*What you will do:*
Count how many lines include "matplotlib" and answer with that number only.

*Dataset content:*
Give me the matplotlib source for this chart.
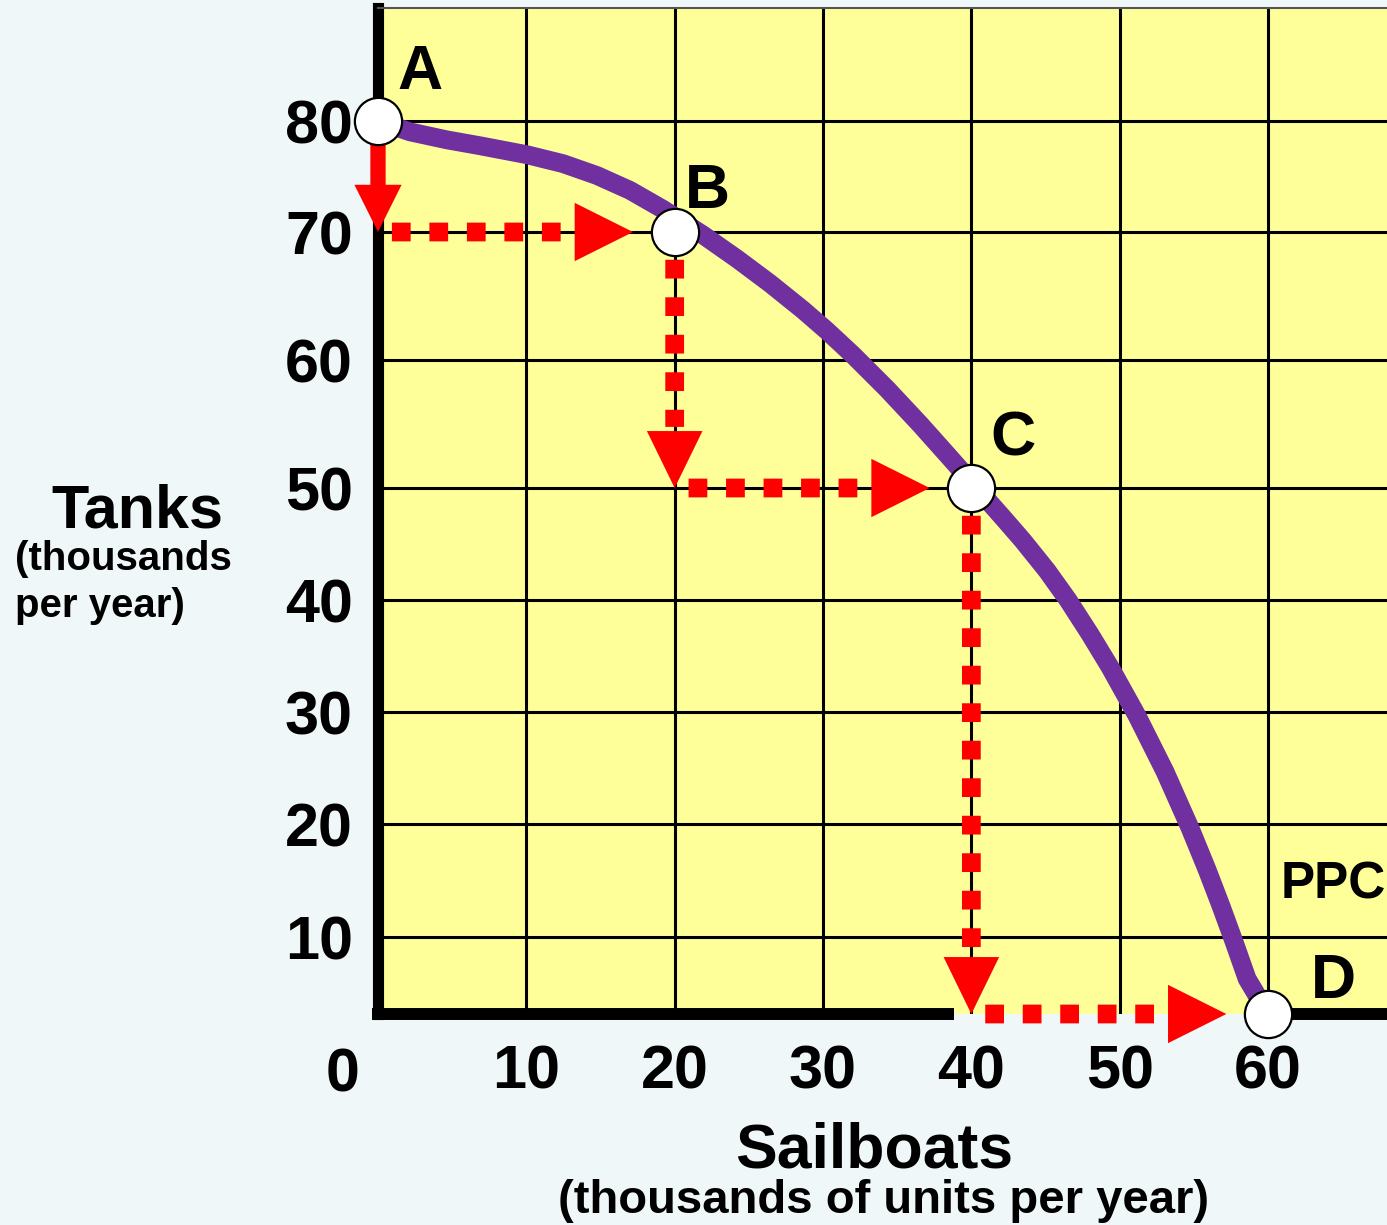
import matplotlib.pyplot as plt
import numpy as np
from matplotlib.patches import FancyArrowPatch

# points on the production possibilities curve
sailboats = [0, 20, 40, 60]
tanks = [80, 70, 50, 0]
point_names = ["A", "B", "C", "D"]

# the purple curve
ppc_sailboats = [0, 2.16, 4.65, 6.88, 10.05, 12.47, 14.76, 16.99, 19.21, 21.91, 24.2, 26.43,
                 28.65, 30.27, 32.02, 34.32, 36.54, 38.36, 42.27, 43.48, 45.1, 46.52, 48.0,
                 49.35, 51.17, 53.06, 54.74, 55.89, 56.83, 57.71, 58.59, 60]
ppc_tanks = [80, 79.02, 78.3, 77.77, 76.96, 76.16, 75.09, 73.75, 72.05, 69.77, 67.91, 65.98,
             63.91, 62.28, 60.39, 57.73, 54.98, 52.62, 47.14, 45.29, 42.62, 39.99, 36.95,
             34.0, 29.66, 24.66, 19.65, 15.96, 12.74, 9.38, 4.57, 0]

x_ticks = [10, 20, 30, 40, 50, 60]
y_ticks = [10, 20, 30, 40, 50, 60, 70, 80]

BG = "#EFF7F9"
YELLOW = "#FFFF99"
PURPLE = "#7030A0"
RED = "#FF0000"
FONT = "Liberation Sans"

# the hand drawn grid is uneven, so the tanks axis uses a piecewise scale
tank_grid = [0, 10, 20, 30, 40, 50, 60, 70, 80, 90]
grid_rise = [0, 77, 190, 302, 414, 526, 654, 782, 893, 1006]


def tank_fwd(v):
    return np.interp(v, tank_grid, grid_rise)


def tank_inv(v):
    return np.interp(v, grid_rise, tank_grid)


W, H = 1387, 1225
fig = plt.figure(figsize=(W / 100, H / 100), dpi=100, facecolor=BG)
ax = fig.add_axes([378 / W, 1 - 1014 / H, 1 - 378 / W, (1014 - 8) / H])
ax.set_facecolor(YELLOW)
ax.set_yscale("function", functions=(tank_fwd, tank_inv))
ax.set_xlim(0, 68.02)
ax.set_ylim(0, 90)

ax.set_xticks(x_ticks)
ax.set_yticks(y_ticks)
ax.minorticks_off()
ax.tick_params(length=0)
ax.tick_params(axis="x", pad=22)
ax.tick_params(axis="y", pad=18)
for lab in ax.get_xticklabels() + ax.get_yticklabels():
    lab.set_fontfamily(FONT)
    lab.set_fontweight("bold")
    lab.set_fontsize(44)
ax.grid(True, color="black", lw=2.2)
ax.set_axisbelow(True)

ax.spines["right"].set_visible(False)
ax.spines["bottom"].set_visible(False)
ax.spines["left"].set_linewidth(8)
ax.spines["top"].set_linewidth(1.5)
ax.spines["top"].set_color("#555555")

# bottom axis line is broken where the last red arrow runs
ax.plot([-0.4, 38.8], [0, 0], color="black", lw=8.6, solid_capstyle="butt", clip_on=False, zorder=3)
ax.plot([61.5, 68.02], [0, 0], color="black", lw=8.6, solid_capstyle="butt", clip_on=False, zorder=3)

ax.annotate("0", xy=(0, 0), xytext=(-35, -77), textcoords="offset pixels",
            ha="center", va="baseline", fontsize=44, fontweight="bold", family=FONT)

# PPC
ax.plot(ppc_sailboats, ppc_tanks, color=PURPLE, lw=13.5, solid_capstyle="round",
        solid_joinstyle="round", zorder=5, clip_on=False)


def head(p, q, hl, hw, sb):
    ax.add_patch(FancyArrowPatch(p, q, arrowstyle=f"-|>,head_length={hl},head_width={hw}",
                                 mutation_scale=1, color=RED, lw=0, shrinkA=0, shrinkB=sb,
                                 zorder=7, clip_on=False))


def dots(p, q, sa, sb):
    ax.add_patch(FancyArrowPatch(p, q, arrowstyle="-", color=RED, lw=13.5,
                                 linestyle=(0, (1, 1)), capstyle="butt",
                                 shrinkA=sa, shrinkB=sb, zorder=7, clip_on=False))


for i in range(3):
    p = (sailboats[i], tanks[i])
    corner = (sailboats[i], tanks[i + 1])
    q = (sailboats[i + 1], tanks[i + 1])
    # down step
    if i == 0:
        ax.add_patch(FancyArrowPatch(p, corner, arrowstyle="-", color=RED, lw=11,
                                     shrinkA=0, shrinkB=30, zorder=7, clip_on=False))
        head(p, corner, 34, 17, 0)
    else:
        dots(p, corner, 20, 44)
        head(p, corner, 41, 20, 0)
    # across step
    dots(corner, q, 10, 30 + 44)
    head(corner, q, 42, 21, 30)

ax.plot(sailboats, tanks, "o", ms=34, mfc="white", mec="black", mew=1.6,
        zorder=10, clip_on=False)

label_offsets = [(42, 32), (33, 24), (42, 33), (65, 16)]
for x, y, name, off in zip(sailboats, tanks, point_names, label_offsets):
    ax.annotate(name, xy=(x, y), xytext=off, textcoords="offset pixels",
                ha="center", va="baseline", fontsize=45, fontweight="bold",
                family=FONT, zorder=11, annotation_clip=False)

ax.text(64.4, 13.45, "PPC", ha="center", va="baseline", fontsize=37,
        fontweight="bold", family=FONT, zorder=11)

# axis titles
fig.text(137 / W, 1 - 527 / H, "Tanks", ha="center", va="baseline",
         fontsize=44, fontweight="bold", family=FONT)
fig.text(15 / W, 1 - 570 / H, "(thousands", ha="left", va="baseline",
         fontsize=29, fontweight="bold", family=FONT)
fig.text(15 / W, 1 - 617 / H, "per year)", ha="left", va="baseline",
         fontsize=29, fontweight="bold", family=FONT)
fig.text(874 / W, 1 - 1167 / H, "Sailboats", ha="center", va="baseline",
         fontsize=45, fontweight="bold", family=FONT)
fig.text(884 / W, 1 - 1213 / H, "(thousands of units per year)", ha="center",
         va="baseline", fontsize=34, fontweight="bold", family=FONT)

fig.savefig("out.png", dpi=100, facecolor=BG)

*Reply:*
3